As for others in the room, nobody's looking, but if they look, they're not
likely to see, and if they see, at least the guys will be too embarrased to
acknowledge.
I've only known ladies in the audience to acknowledge a dance-floor erection
once, Of the affianced couple, they
said, "Oh, look, so and so's got quite an erection. That's sweet".

Gentlemen among my students who disclosed to their girlfriends that dancing
aroused them
subsequently encountered resistance to their dancing with other partners,
even against their rotating in classes. I encouraged those couples to grow
out of it.

It happens sometimes. Working
around your arousal usually has better social results than either running
away or forcing notice upon your partner.
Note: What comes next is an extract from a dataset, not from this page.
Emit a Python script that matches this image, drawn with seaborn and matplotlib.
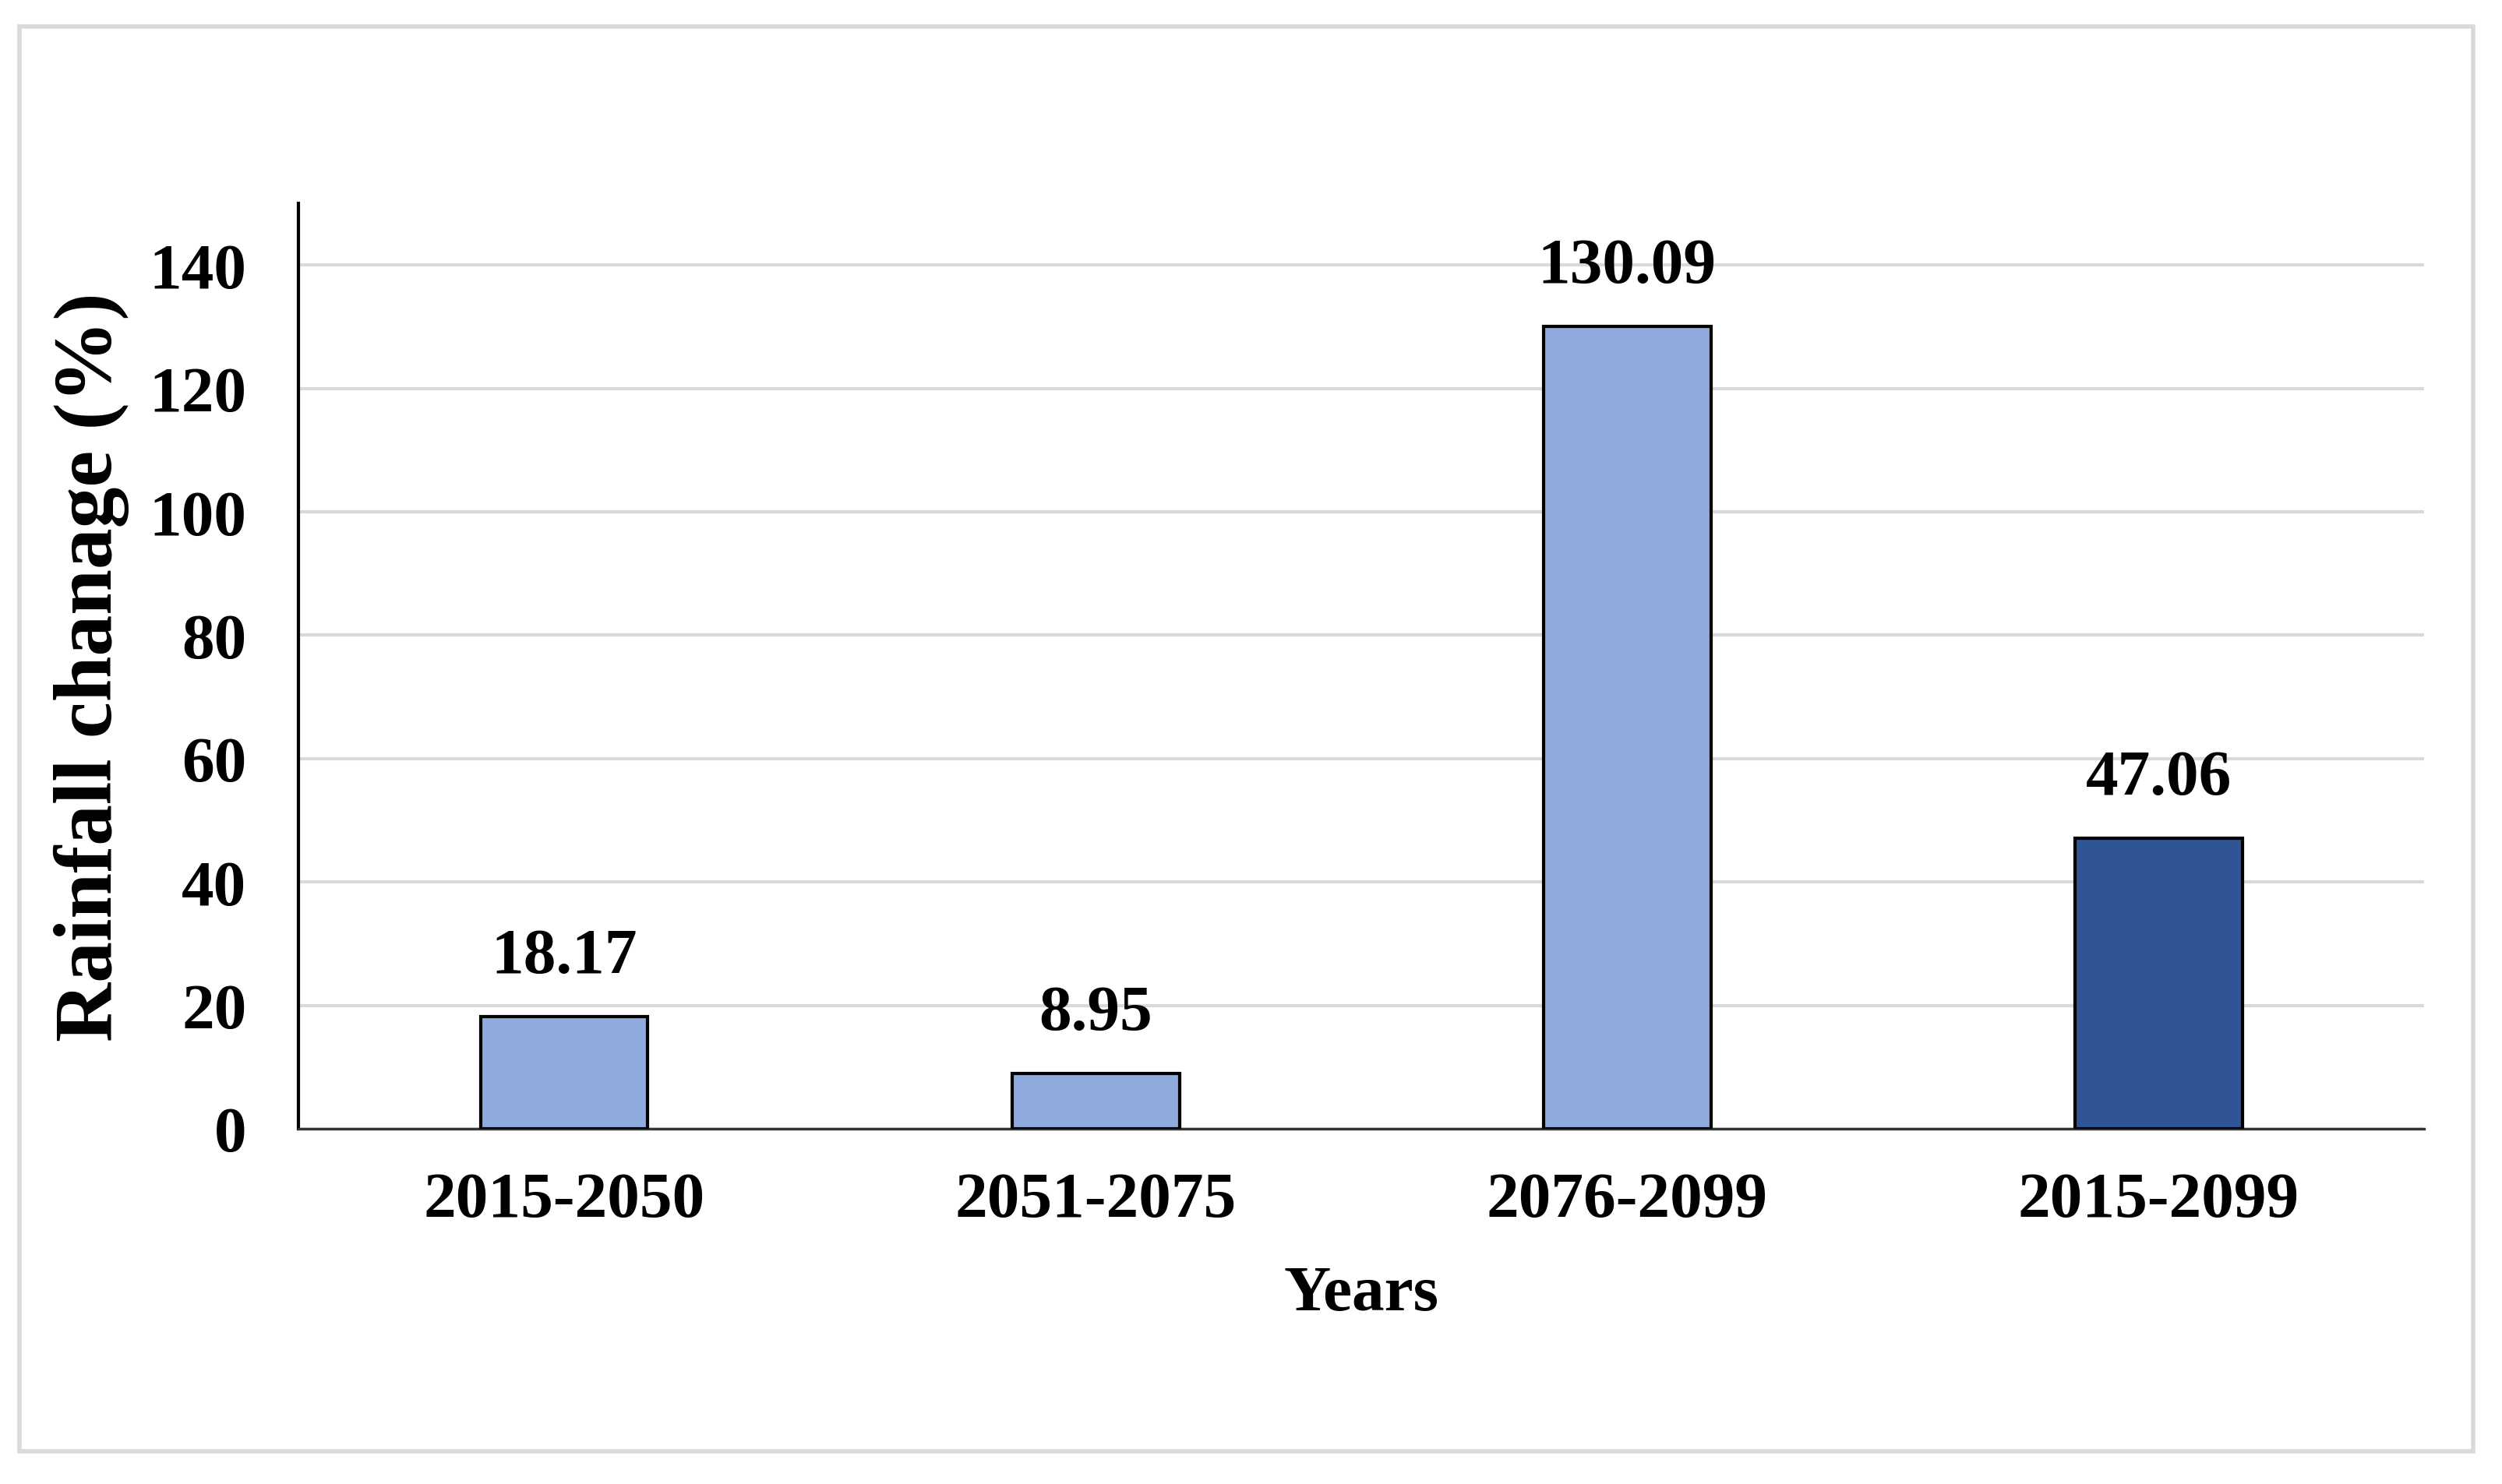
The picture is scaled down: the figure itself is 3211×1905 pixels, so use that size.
import matplotlib
matplotlib.use("Agg")
import matplotlib.pyplot as plt
from matplotlib.patches import Rectangle
import seaborn as sns
import pandas as pd

# Data
periods = ["2015-2050", "2051-2075", "2076-2099", "2015-2099"]
rainfall_change = [18.17, 8.95, 130.09, 47.06]
bar_colors = ["#8FAADC", "#8FAADC", "#8FAADC", "#2F5597"]
y_ticks = [0, 20, 40, 60, 80, 100, 120, 140]

sns.set_theme(style="white")
plt.rcParams['font.family'] = ['Liberation Serif', 'DejaVu Serif']
plt.rcParams['font.weight'] = 'bold'
plt.rcParams['text.color'] = 'black'
plt.rcParams['axes.labelcolor'] = 'black'
plt.rcParams['xtick.color'] = 'black'
plt.rcParams['ytick.color'] = 'black'

df = pd.DataFrame({"Years": periods, "Change": rainfall_change})

fig = plt.figure(figsize=(16.055, 9.53), dpi=200)
ax = fig.add_axes([0.1193, 0.2393, 0.8496, 0.6232])

sns.barplot(data=df, x="Years", y="Change", hue="Years", palette=bar_colors,
            width=0.315, edgecolor="black", linewidth=1.5, legend=False,
            ax=ax, zorder=3, saturation=1)

for cont in ax.containers:
    ax.bar_label(cont, fmt="%.2f", padding=14, fontsize=30, fontweight="bold",
                 color="black")

ax.set_ylim(0, 150)
ax.set_xlim(-0.5, 3.5)
ax.set_yticks(y_ticks)
ax.yaxis.grid(True, color="#d9d9d9", linewidth=1.5, zorder=0)
ax.set_axisbelow(True)

for side in ["top", "right"]:
    ax.spines[side].set_visible(False)
ax.spines["left"].set_color("black")
ax.spines["left"].set_linewidth(1.5)
ax.spines["bottom"].set_color("#333333")
ax.spines["bottom"].set_linewidth(1.2)

ax.tick_params(axis="both", length=0, labelsize=30, colors="black")
ax.tick_params(axis="x", pad=20)
ax.tick_params(axis="y", pad=24)
for lab in ax.get_xticklabels() + ax.get_yticklabels():
    lab.set_fontweight("bold")

ax.set_xlabel("Years", fontsize=30, fontweight="bold", labelpad=16, color="black")
ax.set_ylabel("Rainfall chanage (%)", fontsize=38, fontweight="bold", labelpad=9,
              color="black")

fig.patches.append(Rectangle((0.0078, 0.022), 0.9807, 0.9596, transform=fig.transFigure,
                             fill=False, edgecolor="#d9d9d9", linewidth=2))

fig.savefig("out.png", dpi=200, facecolor="white")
I don't quite know the extent of Mark's predicament, so just to be sure I've
covered the bases... I have reccomended restrictive underwear (jock
straps), and on one occassion I suggested panty liners to someone who
confided that his girlfriend made him dribble. (They favored swing. I
suppose I'd have reccomended condoms if they'd shown equal enthusiasm for
tango).

It seems appropriate to end with a twist on the Smothers Bros. joke: I wear
two condoms (when I tango), so when I take one off, I feel like a wild man!











On Mon, 18 Jun 2001 11:37:56 -0700, Mark Sussex wrote:

> Tango can be a dialogue with many overtones and
> suggestions. It can be playful, sensual, even erotic.
> For me, it's never been overtly...sexual. However, a
> new student in class created a ::cough:: problem for
> me yesterday. The problem occurred when I danced with
> her at a milonga again last night.
>
> I was very embarrassed because I think she had to have
> felt the problem briefly at one point. I only hope
> she wasn't offended (or worse, disgusted!). I think
> not, because after that she only held me closer and
> tighter, which didn't help matters at all...(or it
> helped a lot depending on a certain point of view).
>
> I'm not an animal! I'm not trying to create that kind
> of experience in public at a dance, but I guess with
> her I'm not going to be able to prevent this response.
> I haven't had this kind of problem in public since
> Brenda L. sat in front of me in sophomore math class
> 25 years ago...
>
> Whaddya do, guys? It's rude to leave a partner in the
> middle of a dance, but it might have to happen. Do
> you say, "I'm sorry, I just got a terrible cramp." Is
> anybody going to be fooled by that?
> (Yikers)
>
> Mark
>
>


john.trimble@excite.com









Date: Tue, 19 Jun 2001 08:23:40 -0500
From: Karen Whitesell <kglass@MNTVERNON.NET>
Subject: Re: Sitting one out (Rated R)

Like any embellishment, a tango erection works well if it doesn't get in the
way of the dance.

It's actually kind of flattering that your beautiful dance should provoke
such an emotional response.

Containment is the key. It's good when you know it's there, but bad if it
flops around in the way and you feel you have to go around it.

Ah ha! Maybe the open embrace does have some place in tango after all.